Rosinter Announced Its Financial Results for 1H
OREANDA-NEWS. September 28, 2010. OJSC Rosinter Restaurants Holding (Rosinter), the leading casual dining restaurants chain in Russia and CIS (RTS and MICEX ticker: ROST), announced its financial results for the first half of the year ended June 30, 2010 prepared in accordance with IFRS. The Company’s unaudited interim condensed consolidated financial statements for first half 2010 are posted on our web page at www.rosinter.com, reported the press-centre of Rosinter.

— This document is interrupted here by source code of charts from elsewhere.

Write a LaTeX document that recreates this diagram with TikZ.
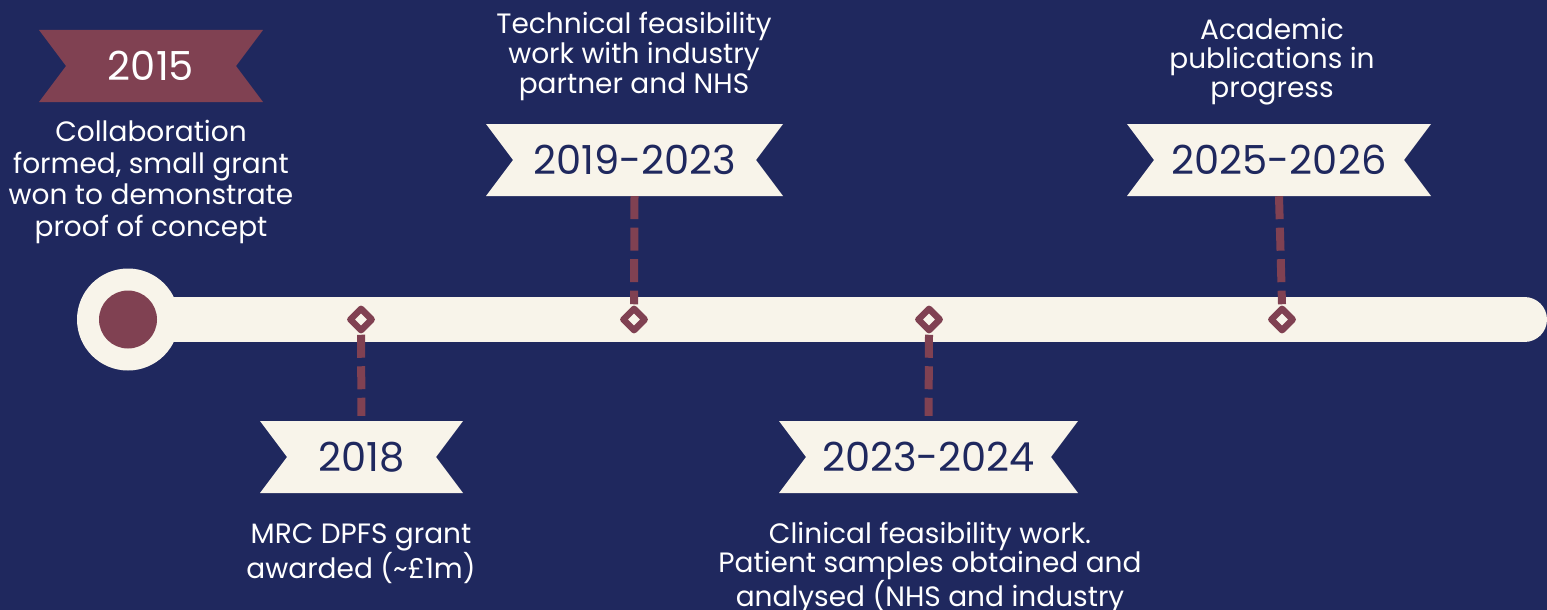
\documentclass[tikz,border=0pt]{standalone}
\usepackage{fontspec}
\setmainfont{Poppins}
\usetikzlibrary{shapes.geometric}

\definecolor{navy}{HTML}{1F285E}
\definecolor{cream}{HTML}{F8F4EA}
\definecolor{wine}{HTML}{804152}

\tikzset{
  flag/.style={fill=navy, minimum height=72pt, inner sep=0pt, text=navy,
    font=\fontsize{40}{44}\selectfont,
    path picture={
      \fill[#1] (path picture bounding box.north west)
        -- (path picture bounding box.north east)
        -- ([xshift=-27pt]path picture bounding box.east)
        -- (path picture bounding box.south east)
        -- (path picture bounding box.south west)
        -- ([xshift=27pt]path picture bounding box.west) -- cycle;}},
  flag/.default=cream,
  knot/.style={diamond, minimum size=24pt, inner sep=0pt, draw=wine,
    line width=6.5pt, line join=round, fill=cream},
  stem/.style={draw=wine, line width=8pt, dash pattern=on 23pt off 8.5pt},
  note/.style={text=white, align=center, font=\fontsize{28}{#1}\selectfont},
  note/.default=31.5
}

\begin{document}
\begin{tikzpicture}[x=1pt, y=-1pt]
    \useasboundingbox (0,0) rectangle (1547,610);
    \fill[navy] (0,0) rectangle (1547,610);
    % timeline bar and start point
    \draw[cream, line width=45pt, line cap=round] (128,319.5) -- (1524.5,319.5);
    \node[circle, fill=cream, minimum size=102pt, inner sep=0pt] (hub) at (128,319.5) {};
    \fill[wine] (hub.center) circle[radius=29];
    % markers on the bar
    \node[knot] (k2018) at (361,319.5) {};
    \node[knot] (k2019) at (634,319.5) {};
    \node[knot] (k2023) at (929,319.5) {};
    \node[knot] (k2025) at (1282,319.5) {};
    % year flags
    \node[flag=wine, text=white, minimum width=224pt] (f2015) at (151,66) {2015};
    \node[flag, minimum width=203pt] (f2018) at (361.5,457) {2018};
    \node[flag, minimum width=297pt] (f2019) at (634.5,160) {2019-2023};
    \node[flag, minimum width=299pt] (f2023) at (928.5,457) {2023-2024};
    \node[flag, minimum width=304pt] (f2025) at (1279,160) {2025-2026};
    % dashed stems
    \draw[stem] (k2018.south) -- (f2018.north) [shorten >=5pt];
    \draw[stem] (f2019.south) -- (k2019.north);
    \draw[stem] (k2023.south) -- (f2023.north) [shorten >=5pt];
    \draw[stem] (f2025.south) -- (k2025.north);
    % descriptions
    \node[note] (t2015) at (151,182) {Collaboration\\formed, small grant\\won to demonstrate\\proof of concept};
    \node[note=30] (t2019) at (634,56) {Technical feasibility\\work with industry\\partner and NHS};
    \node[note=29] (t2025) at (1272,61.5) {Academic\\publications in\\progress};
    \node[note=30] (t2018) at (361,554) {MRC DPFS grant\\awarded (\textasciitilde £1m)};
    \node[note=29] (t2023) at (930,568) {Clinical feasibility work.\\Patient samples obtained and\\analysed (NHS and industry};
\end{tikzpicture}
\end{document}
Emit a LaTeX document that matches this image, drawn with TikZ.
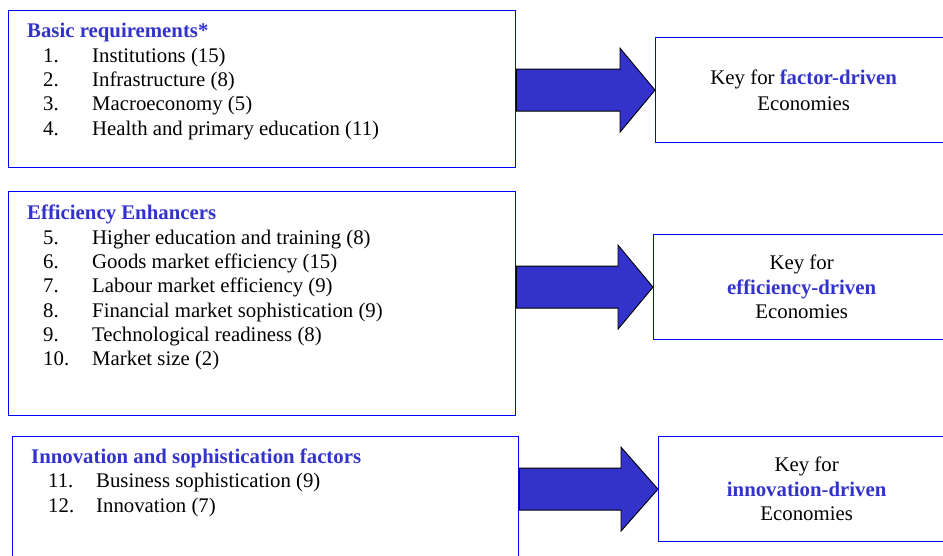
\documentclass[tikz,border=0pt]{standalone}
\usepackage{fontspec}
\setmainfont{Liberation Serif}
\usetikzlibrary{calc}
\definecolor{headblue}{RGB}{51,51,204}
\definecolor{frameblue}{RGB}{0,0,255}

\begin{document}
\begin{tikzpicture}[x=1pt, y=-1pt,
    catbox/.style={draw=frameblue, line width=1.3pt, anchor=north west, inner sep=0pt},
    keybox/.style={draw=frameblue, line width=1.3pt, anchor=north west,
                   minimum width=296pt, minimum height=105pt, inner sep=0pt,
                   align=center, font=\fontsize{20.8}{24.5}\selectfont},
    head/.style={anchor=base west, inner sep=0pt, text=headblue,
                 font=\fontsize{20.8}{24.5}\selectfont\bfseries},
    item/.style={anchor=base west, inner sep=0pt, font=\fontsize{20.8}{24.5}\selectfont},
    bigarrow/.style={draw=black, line width=0.9pt, fill=headblue}
  ]
  \useasboundingbox (0,0) rectangle (943,556);

  % pillar groups
  \node[catbox, minimum width=507pt, minimum height=157pt] (basic) at (8,10) {};
  \node[head] (basic-head) at (27,38) {Basic requirements*};
  \foreach \n/\t [count=\k] in {1./Institutions (15), 2./Infrastructure (8),
      3./Macroeconomy (5), 4./Health and primary education (11)} {
    \node[item] (basic-n\k) at (43,{38+24.3*\k}) {\n};
    \node[item] (basic-t\k) at (92,{38+24.3*\k}) {\t};
  }

  \node[catbox, minimum width=507pt, minimum height=224pt] (effic) at (8,191) {};
  \node[head] (effic-head) at (27,220) {Efficiency Enhancers};
  \foreach \n/\t [count=\k] in {5./Higher education and training (8),
      6./Goods market efficiency (15), 7./Labour market efficiency (9),
      8./Financial market sophistication (9), 9./Technological readiness (8),
      10./Market size (2)} {
    \node[item] (effic-n\k) at (43,{220+24.3*\k}) {\n};
    \node[item] (effic-t\k) at (92,{220+24.3*\k}) {\t};
  }

  \node[catbox, minimum width=506pt, minimum height=132pt] (innov) at (12,436) {};
  \node[head] (innov-head) at (31,463) {Innovation and sophistication factors};
  \foreach \n/\t [count=\k] in {11./Business sophistication (9), 12./Innovation (7)} {
    \node[item] (innov-n\k) at (48,{463+24.5*\k}) {\n};
    \node[item] (innov-t\k) at (96,{463+24.5*\k}) {\t};
  }

  % stages
  \node[keybox, font=\fontsize{20.8}{26}\selectfont] (keyf) at (655,37)
    {Key for \textcolor{headblue}{\bfseries factor-driven}\\Economies};
  \node[keybox] (keye) at (653,234)
    {Key for\\\textcolor{headblue}{\bfseries efficiency-driven}\\Economies};
  \node[keybox] (keyi) at (658,436)
    {Key for\\\textcolor{headblue}{\bfseries innovation-driven}\\Economies};

  % block arrows
  \draw[bigarrow] (keyf.west) -- ++(-35,-42) -- ++(0,21)
    -- ($(basic.east |- keyf.west)+(0,-21)$) -- ++(0,42)
    -- ($(keyf.west)+(-35,21)$) -- ++(0,21) -- cycle;
  \draw[bigarrow] (keye.west) -- ++(-35,-42) -- ++(0,21)
    -- ($(effic.east |- keye.west)+(0,-21)$) -- ++(0,42)
    -- ($(keye.west)+(-35,21)$) -- ++(0,21) -- cycle;
  \draw[bigarrow] (keyi.west) -- ++(-37,-42) -- ++(0,21)
    -- ($(innov.east |- keyi.west)+(0,-21)$) -- ++(0,42)
    -- ($(keyi.west)+(-37,21)$) -- ++(0,21) -- cycle;
\end{tikzpicture}
\end{document}
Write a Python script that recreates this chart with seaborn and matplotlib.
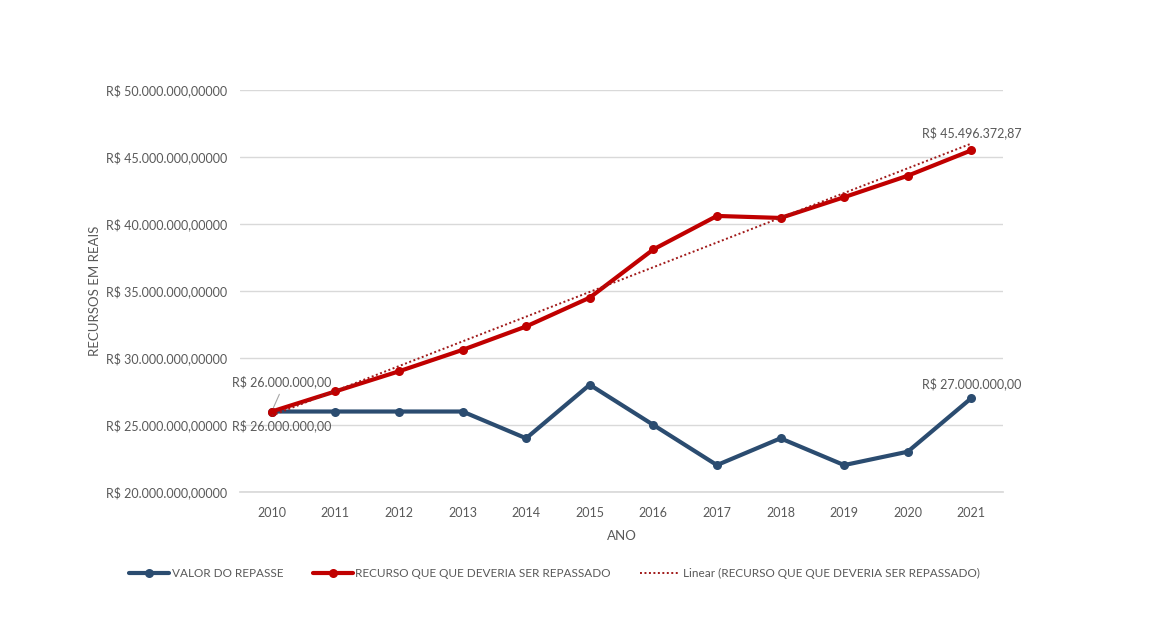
import numpy as np
import pandas as pd
import matplotlib
matplotlib.use("Agg")
import matplotlib.pyplot as plt
import seaborn as sns

anos = [2010, 2011, 2012, 2013, 2014, 2015, 2016, 2017, 2018, 2019, 2020, 2021]
valor_repasse = [26.0e6, 26.0e6, 26.0e6, 26.0e6, 24.0e6, 28.0e6, 25.0e6, 22.0e6, 24.0e6, 22.0e6, 23.0e6, 27.0e6]
recurso_devido = [26.0e6, 27.5e6, 29.0e6, 30.6e6, 32.35e6, 34.5e6, 38.1e6, 40.6e6, 40.45e6, 42.0e6, 43.6e6, 45496372.87]
y_ticks = [20e6, 25e6, 30e6, 35e6, 40e6, 45e6, 50e6]

sns.set_theme(style="white")
plt.rcParams['font.family'] = ['Lato', 'DejaVu Sans']

TXT = "#595959"
BLUE = "#2B4C70"
RED = "#C00000"

fig = plt.figure(figsize=(11.76, 6.43), dpi=100)
ax = fig.add_axes([0.204, 0.235, 0.649, 0.625])

df = pd.DataFrame({"ANO": anos, "VALOR DO REPASSE": valor_repasse,
                   "RECURSO QUE QUE DEVERIA SER REPASSADO": recurso_devido})

sns.lineplot(data=df, x="ANO", y="VALOR DO REPASSE", ax=ax, color=BLUE, lw=3,
             marker="o", markersize=6.5, markeredgewidth=0, label="VALOR DO REPASSE")
sns.lineplot(data=df, x="ANO", y="RECURSO QUE QUE DEVERIA SER REPASSADO", ax=ax, color=RED, lw=3,
             marker="o", markersize=6.5, markeredgewidth=0, label="RECURSO QUE QUE DEVERIA SER REPASSADO")

coef = np.polyfit(anos, recurso_devido, 1)
trend = np.polyval(coef, anos)
ax.plot(anos, trend, color="#A01818", lw=1.4, ls=(0, (1, 1.3)),
        label="Linear (RECURSO QUE QUE DEVERIA SER REPASSADO)")

ax.set_xlim(2009.5, 2021.5)
ax.set_ylim(20e6, 50e6)
ax.set_yticks(y_ticks)
ax.set_yticklabels(["R$ " + f"{v:,.0f}".replace(",", ".") + ",00000" for v in y_ticks])
ax.set_xticks(anos)
ax.set_xticklabels([str(a) for a in anos])
ax.tick_params(axis="both", colors=TXT, labelsize=9, length=0)
ax.tick_params(axis="y", pad=9)
ax.tick_params(axis="x", pad=11)
ax.yaxis.grid(True, color="#D9D9D9", lw=1)
ax.xaxis.grid(False)
for s in ["top", "right", "left"]:
    ax.spines[s].set_visible(False)
ax.spines["bottom"].set_color("#D9D9D9")

ax.set_xlabel("ANO", color=TXT, fontsize=9.5, labelpad=8)
ax.set_ylabel("RECURSOS EM REAIS", color=TXT, fontsize=9.5, labelpad=4)

def fmt(v):
    s = f"{v:,.2f}"
    return "R$ " + s.replace(",", "X").replace(".", ",").replace("X", ".")

ax.annotate(fmt(recurso_devido[0]), xy=(anos[0], recurso_devido[0]), xytext=(anos[0] - 0.62, 28.2e6),
            color=TXT, fontsize=9, ha="left", va="center",
            arrowprops=dict(arrowstyle="-", color="#A6A6A6", lw=0.8, shrinkA=2, shrinkB=3,
                            relpos=(0.5, 0.0)))
ax.text(anos[0] - 0.62, 24.93e6, fmt(valor_repasse[0]), color=TXT, fontsize=9, ha="left", va="center")
ax.text(anos[-1], valor_repasse[-1] + 1.1e6, fmt(valor_repasse[-1]), color=TXT, fontsize=9,
        ha="center", va="center")
ax.text(anos[-1], recurso_devido[-1] + 1.3e6, fmt(recurso_devido[-1]), color=TXT, fontsize=9,
        ha="center", va="center")

leg = ax.legend(loc="center", bbox_to_anchor=(0.412, -0.204), ncol=3, frameon=False,
                fontsize=8.5, handlelength=3.4, columnspacing=2.5, handletextpad=0.2)
for t in leg.get_texts():
    t.set_color(TXT)

fig.savefig("out.png", dpi=100, facecolor="white")
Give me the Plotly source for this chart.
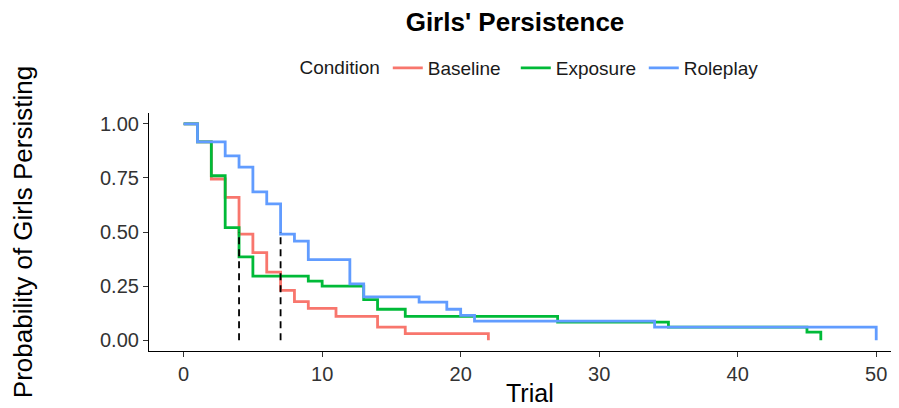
import plotly.graph_objects as go

baseline_t = [0, 1, 2, 3, 4, 5, 6, 7, 8, 9, 11, 14, 16, 22]
baseline_s = [1.0, 0.917, 0.745, 0.66, 0.49, 0.405, 0.315, 0.23, 0.178, 0.147, 0.11, 0.06, 0.03, 0.0]

exposure_t = [0, 1, 2, 3, 4, 5, 9, 10, 13, 14, 16, 27, 35, 45, 46]
exposure_s = [1.0, 0.917, 0.76, 0.52, 0.385, 0.296, 0.273, 0.25, 0.187, 0.143, 0.11, 0.083, 0.06, 0.037, 0.0]

roleplay_t = [0, 1, 3, 4, 5, 6, 7, 8, 9, 12, 13, 17, 19, 20, 21, 34, 50]
roleplay_s = [1.0, 0.917, 0.852, 0.80, 0.685, 0.63, 0.49, 0.458, 0.372, 0.26, 0.20, 0.176, 0.143, 0.115, 0.088, 0.06, 0.0]

median_t = [4, 7]
median_s = 0.5

x_ticks = [0, 10, 20, 30, 40, 50]
y_ticks = [0, 0.25, 0.5, 0.75, 1.0]
y_ticklabels = ["0.00", "0.25", "0.50", "0.75", "1.00"]

colors = {"Baseline": "#F8766D", "Exposure": "#00BA38", "Roleplay": "#619CFF"}

fig = go.Figure()
for name, t, s in [("Baseline", baseline_t, baseline_s),
                   ("Exposure", exposure_t, exposure_s),
                   ("Roleplay", roleplay_t, roleplay_s)]:
    fig.add_trace(go.Scatter(x=t, y=s, mode="lines", name=name,
                             line=dict(color=colors[name], width=2.8, shape="hv")))

for m in median_t:
    fig.add_trace(go.Scatter(x=[m, m], y=[0, median_s], mode="lines", showlegend=False,
                             line=dict(color="black", width=1.8, dash="7px,5px"), hoverinfo="skip"))

font_family = "Liberation Sans, Arial, sans-serif"
W, H = 891, 400
fig.update_layout(
    width=W, height=H,
    margin=dict(l=141, r=2, t=105, b=57),
    paper_bgcolor="white", plot_bgcolor="white",
    font=dict(family=font_family, color="black"),
    title=dict(text="<b>Girls' Persistence</b>", x=507 / W, xref="container", xanchor="center",
               y=1 - 14 / H, yref="container", yanchor="middle",
               font=dict(size=26, color="black")),
    legend=dict(orientation="h", x=527 / W, xref="container", xanchor="center",
                y=1 - 60 / H, yref="container", yanchor="middle",
                title=dict(text="Condition", font=dict(size=19, color="#1a1a1a")),
                font=dict(size=19, color="#1a1a1a"), itemwidth=30,
                entrywidth=83, entrywidthmode="pixels",
                traceorder="normal"),
    xaxis=dict(range=[-2.5, 51.5], tickvals=x_ticks, automargin=False,
               showgrid=False, zeroline=False, showline=True, linecolor="black", linewidth=1.2,
               ticks="outside", ticklen=5, tickcolor="#333333",
               tickfont=dict(size=20, color="#333333")),
    yaxis=dict(range=[-0.05, 1.05], tickvals=y_ticks, ticktext=y_ticklabels,
               showgrid=False, zeroline=False, showline=True, linecolor="black", linewidth=1.2,
               ticks="outside", ticklen=5, tickcolor="#333333",
               tickfont=dict(size=20, color="#333333"),
               title=dict(text="Probability of Girls Persisting", font=dict(size=26, color="black"),
                          standoff=64)),
    annotations=[dict(text="Trial", xref="x", x=25, yref="paper", y=0, yanchor="middle",
                      yshift=-42, showarrow=False, font=dict(size=25, color="black"))],
)

fig.write_html("out.html")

FIRST HALF 2010 HIGHLIGHTS
Net sales increased by 16.9% to RUB 4,692 mln in first half of 2010 as compared to RUB 4,012 mln in the same period in 2009
Gross profit amounted to RUB 1,124 mln, for a gross margin of 23.9% as compared to 23.5% in first half of 2009
Operating profit amounted to RUB 293 mln, for an operating margin of 6.2% as compared to 3.8% in first half of 2009
EBITDA amounted to RUB 491 mln, for an EBITDA margin of 10.5% as compared to 8.9% in first half of 2009
Net profit amounted to RUB 111 mln, for a net profit margin of 2.4% as compared to net losses in first half of 2009
Gross debt decreased by 15.7% to RUB 1,855 mln, leading to a Net debt/EBITDA of 1.89x as at 30 June 2010 in comparison with 2.97x as at 31 December 2009
Operating cash flow before one-off investments in working capital increased 36.7% to RUB 295 mln in first half of 2010
Sergey Beshev, President and CEO:
“In line with our strategy of delivering profitable growth, in the first half of 2010 we posted net revenue of 4,692 million rubles which represents a 16.9% y-o-y growth. We also improved our EBITDA margin and posted a net profit of 111 million rubles.
In 2010 we continue developing our corporate network with a highly focused strategy in combination with the robust expansion of our franchise network. By end of first half of 2010 we had already opened 8 corporate and 10 franchise restaurants and had under construction 12 corporate and 20 franchise outlets which openings are planned for this year and early next year. Simultaneously, at restaurant level, we have been investing in modern equipment and upgrading the decor as part of our brand evolution initiatives. This will allow us to maintain our brands’ leading competitive position.
We made several steps to strengthen our management team in the first half of the year. We incorporated team members with international experience in our industry and, in order to reinforce our team’s strong commitment to achieving company’s goals, we implemented a new compensation program which also includes a stock-based incentive component for key members of the team”.
Victor Shlepov, CFO:
“Following our successful SPO, we reduced our debt level by 15.7% to 1,855 million rubles and reduced our average interest rate by 6% which will give us substantial savings on the cost of financing. In order to secure access to long-term financing our Company has registered on MICEX a bond issue for a nominal amount of 1,500 million rubles and as an additional step we have committed to a long-term corporate credit rating regular process, which led recently to a “B-“ rating initiation by Standard&Poor’s with stable outlook. Also I would like to highlight the increase in analytical coverage of our stock which combined with a wider post-SPO free float have positive impact on our shares liquidity”.